There are two kinds of cryptography in this world: cryptography that will stop your kid sister from reading your files, and cryptography that will stop major governments from reading your files...
bcrypt is a key derivation function for passwords designed by Niels Provos and David Mazières, based on the Blowfish cipher, and presented at USENIX in 1999. Besides incorporating a salt to protect against rainbow table 1 attacks, bcrypt is an adaptive function: over time, the iteration count can be increased to make it slower, so it remains resistant to brute-force search attacks even with increasing computation power.

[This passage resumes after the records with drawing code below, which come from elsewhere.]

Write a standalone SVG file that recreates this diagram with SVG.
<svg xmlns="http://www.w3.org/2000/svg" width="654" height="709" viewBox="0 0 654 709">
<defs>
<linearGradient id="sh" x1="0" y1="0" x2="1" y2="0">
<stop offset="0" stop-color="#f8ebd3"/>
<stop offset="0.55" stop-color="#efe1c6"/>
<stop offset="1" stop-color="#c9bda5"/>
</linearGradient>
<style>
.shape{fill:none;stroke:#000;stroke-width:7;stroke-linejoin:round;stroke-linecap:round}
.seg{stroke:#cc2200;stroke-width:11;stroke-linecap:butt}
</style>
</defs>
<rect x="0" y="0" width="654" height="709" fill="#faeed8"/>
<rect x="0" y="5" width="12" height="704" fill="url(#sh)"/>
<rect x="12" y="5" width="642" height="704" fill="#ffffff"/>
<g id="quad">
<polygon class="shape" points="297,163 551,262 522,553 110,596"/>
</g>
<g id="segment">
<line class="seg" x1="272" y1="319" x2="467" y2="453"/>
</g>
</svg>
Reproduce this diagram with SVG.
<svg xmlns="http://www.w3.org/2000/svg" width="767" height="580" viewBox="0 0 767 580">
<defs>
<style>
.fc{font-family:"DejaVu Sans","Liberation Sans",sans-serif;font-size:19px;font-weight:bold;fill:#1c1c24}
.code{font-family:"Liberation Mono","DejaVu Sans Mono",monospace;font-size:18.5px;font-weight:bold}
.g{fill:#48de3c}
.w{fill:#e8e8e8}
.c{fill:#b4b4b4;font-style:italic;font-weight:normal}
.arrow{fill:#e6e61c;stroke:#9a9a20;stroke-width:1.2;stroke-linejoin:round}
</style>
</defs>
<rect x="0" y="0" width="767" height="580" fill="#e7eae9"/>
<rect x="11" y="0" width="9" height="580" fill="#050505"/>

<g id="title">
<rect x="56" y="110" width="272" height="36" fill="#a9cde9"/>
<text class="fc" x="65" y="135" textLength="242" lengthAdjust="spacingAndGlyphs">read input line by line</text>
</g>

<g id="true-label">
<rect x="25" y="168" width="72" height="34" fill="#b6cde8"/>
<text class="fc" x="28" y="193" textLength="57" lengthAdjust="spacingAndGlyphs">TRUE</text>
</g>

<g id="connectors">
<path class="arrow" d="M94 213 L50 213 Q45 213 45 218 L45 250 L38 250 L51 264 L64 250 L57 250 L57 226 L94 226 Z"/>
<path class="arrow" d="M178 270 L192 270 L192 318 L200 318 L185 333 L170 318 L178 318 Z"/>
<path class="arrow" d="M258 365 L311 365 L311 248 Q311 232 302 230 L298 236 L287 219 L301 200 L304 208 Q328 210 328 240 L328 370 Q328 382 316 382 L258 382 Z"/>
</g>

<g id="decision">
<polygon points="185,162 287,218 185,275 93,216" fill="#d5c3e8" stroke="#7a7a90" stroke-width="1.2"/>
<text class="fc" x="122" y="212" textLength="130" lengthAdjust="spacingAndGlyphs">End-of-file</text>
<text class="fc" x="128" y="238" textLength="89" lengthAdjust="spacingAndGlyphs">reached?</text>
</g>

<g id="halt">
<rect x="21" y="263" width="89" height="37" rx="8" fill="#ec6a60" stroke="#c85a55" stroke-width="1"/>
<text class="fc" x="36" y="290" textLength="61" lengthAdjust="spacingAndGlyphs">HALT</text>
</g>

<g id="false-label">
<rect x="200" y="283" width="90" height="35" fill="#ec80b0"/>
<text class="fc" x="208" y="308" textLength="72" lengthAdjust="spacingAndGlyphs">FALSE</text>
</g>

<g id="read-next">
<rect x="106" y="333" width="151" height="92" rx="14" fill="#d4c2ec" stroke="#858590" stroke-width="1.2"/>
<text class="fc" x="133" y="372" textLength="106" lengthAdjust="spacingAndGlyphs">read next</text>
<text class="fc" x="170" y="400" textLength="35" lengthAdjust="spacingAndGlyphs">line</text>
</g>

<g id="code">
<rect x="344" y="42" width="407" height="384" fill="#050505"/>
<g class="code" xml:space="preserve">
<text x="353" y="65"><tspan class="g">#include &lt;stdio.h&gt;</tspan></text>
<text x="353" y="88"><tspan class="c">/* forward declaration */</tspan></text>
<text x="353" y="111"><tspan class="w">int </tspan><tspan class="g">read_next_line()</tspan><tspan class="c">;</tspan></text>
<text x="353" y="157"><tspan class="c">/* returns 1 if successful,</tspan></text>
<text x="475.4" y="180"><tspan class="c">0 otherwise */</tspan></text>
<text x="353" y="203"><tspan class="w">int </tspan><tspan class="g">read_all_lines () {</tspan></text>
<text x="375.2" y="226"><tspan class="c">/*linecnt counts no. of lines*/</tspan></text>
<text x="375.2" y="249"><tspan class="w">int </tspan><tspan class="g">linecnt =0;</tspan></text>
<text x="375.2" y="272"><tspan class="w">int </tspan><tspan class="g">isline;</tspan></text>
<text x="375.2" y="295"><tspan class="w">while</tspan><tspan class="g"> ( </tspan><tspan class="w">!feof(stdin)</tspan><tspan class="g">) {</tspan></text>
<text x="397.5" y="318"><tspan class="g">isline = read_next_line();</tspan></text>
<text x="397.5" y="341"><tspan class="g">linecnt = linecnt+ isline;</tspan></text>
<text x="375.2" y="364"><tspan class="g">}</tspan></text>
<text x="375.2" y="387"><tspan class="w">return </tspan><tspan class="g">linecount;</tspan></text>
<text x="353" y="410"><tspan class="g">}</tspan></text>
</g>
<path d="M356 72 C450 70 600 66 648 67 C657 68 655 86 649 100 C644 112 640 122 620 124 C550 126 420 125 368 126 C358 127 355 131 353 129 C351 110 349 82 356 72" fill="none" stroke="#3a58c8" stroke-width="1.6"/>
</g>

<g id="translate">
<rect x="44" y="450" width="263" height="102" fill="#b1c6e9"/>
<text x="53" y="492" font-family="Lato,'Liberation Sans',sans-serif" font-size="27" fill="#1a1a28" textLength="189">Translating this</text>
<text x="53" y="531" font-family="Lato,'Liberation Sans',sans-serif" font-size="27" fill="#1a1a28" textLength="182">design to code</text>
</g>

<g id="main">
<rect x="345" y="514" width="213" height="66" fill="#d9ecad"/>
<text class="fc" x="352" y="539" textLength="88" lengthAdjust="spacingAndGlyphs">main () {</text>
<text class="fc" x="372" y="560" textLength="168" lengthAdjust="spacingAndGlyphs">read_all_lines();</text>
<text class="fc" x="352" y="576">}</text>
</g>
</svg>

The bcrypt function is the default password hash algorithm for BSD and many other systems. The prefix "$2a$" or "2y" in a hash string in a shadow password file indicates that hash string is a bcrypt hash in modular crypt format. The rest of the hash string includes the cost parameter, a 128-bit salt (base-64 encoded as 22 characters), and the 192-bit[dubious – discuss] hash value (base-64 encoded as 31 characters).
Blowfish is notable among block ciphers for its expensive key setup phase. It starts off with subkeys in a standard state, then uses this state to perform a block encryption using part of the key, and uses the result of that encryption (which is more accurately a hashing) to replace some of the subkeys. Then it uses this modified state to encrypt another part of the key, and uses the result to replace more of the subkeys. It proceeds in this fashion, using a progressively modified state to hash the key and replace bits of state, until all subkeys have been set.
Provos and Mazières took advantage of this, and took it further. They developed a new key setup algorithm for Blowfish, dubbing the resulting cipher "Eksblowfish" ("expensive key schedule Blowfish"). The key setup begins with a modified form of the standard Blowfish key setup, in which both the salt and password are used to set all subkeys. There are then a number of rounds in which the standard Blowfish keying algorithm is applied, using alternately the salt and the password as the key, each round starting with the subkey state from the previous round. Cryptotheoretically, this is no stronger than the standard Blowfish key schedule, but the number of rekeying rounds is configurable; this process can therefore be made arbitrarily slow, which helps deter brute-force attacks upon the hash or salt.
The iteration count is a power of two, which is an input to the algorithm. The number is encoded in the textual result.
There are implementations of bcrypt for Ruby, Python, C, C#, Perl, PHP, Java and other languages.